Criminal History Record Assessment & Research Program
Problem
Studying recidivism is costly and lacks efficiency.
For years, The Bureau of Justice Statistics (BJS) has used information stored in the nation’s automated criminal history records to assess the officially recognized, law-violating behavior of various samples of individuals. To conduct recidivism studies, BJS provided state criminal history repositories with identifying information on study subjects and requested each participating state repository to extract selected information on each subject’s criminal justice activities. Because the structure and content of the data extracted from these repositories varies from state to state, it required a significant amount of manual review and coding to transform each state’s data into a commonly formatted, researchable database.
Solution
State-of-the-art rule system and natural language processing.
NORC developed a state-of-the-art processing rule system (UI) to standardize criminal history records to code criminal records by offense type, charge severity, agency type, and sentence length, among others. The system allows for rule development of both standardizations of offenses as well as mathematical formulas to calculate sentence lengths. The UI performs sophisticated error checking and evaluation, ensuring accuracy.
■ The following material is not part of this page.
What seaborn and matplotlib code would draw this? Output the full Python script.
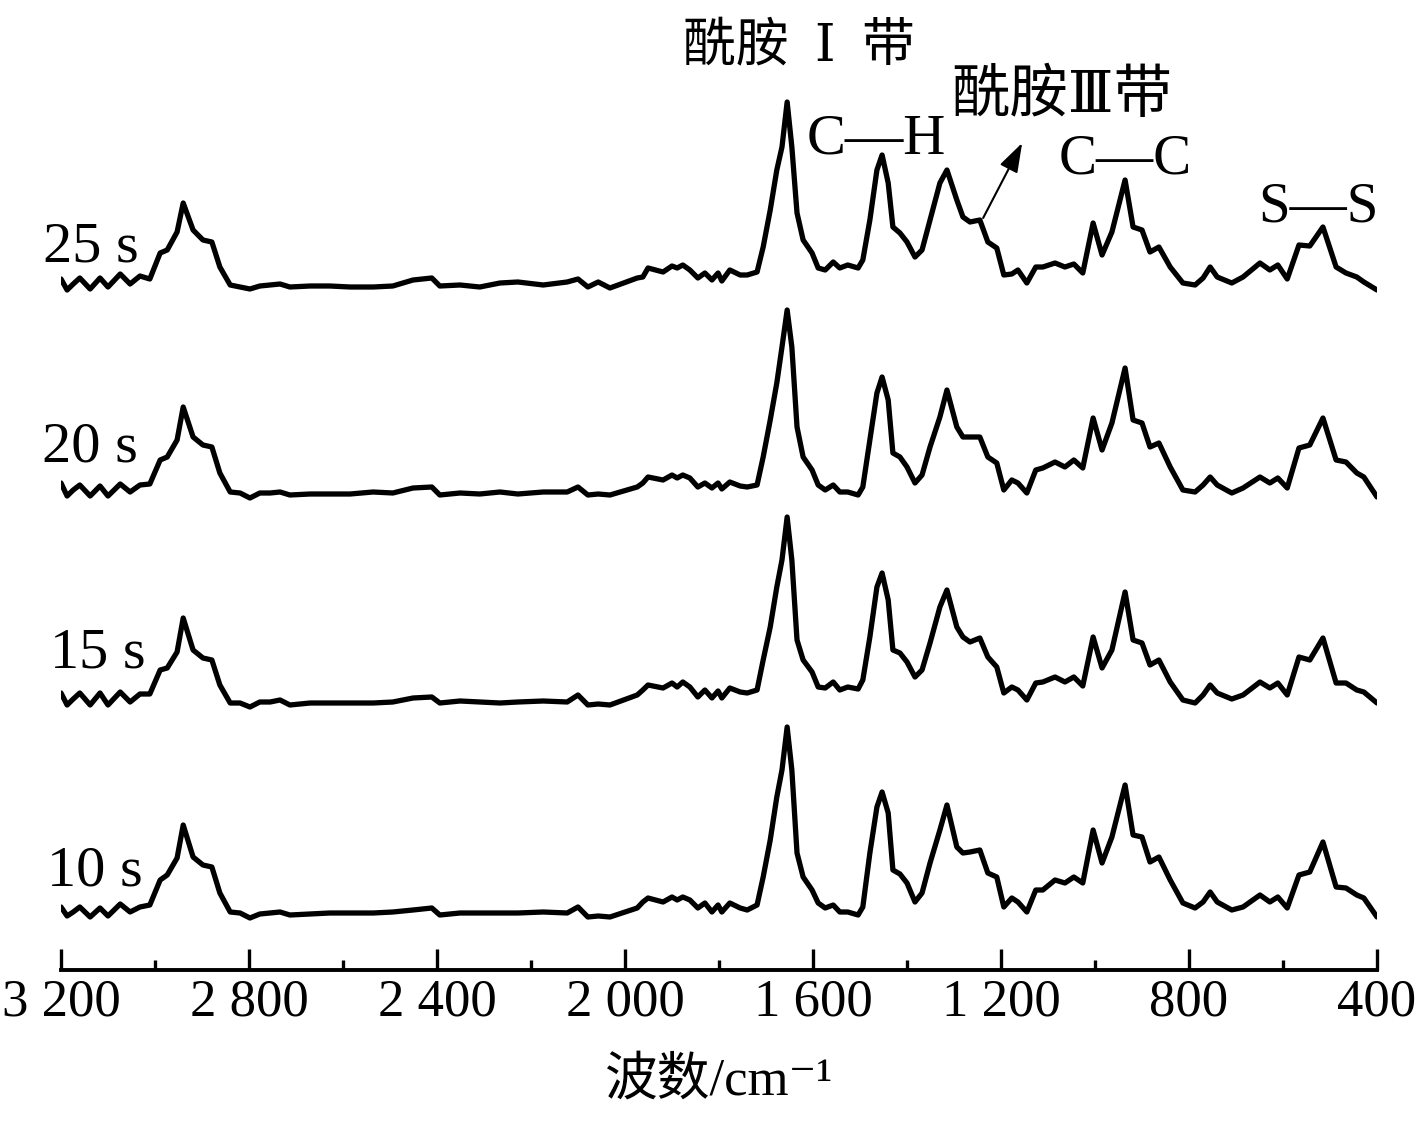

NORC also utilizes natural language processing (NLP) to predict offense codes. Using Natural Language Took Kit (NLTK) and SciKit-Learn, NORC developed an expert system that integrates forms of artificial intelligence and text analytics methods to facilitate faster and more accurate coding of offenses. This expert system uses NLTK and its NLP abilities to process the extensive dataset of offense crosswalks that NORC developed under the CCHRRD award into ground truth datasets that SciKit-Learn can then transform into predictive models using a variety of the machine learning algorithms available within the module.
Result
NORC’s system reduces research costs and increases efficiency.
By integrating these features into a comprehensive system, NORC’s software can yield an extremely high predictive modeling accuracy in converting a diverse range of state offense and sentencing variables, adding a tremendous amount of efficiency and accuracy to the conversion process. The Criminal History Record Assessment and Research Program (CHRARP) enhances the Department of Justice’s research capabilities and allows BJS to conduct recidivism and criminal career research far more cost-efficiently and, as a result, more frequently.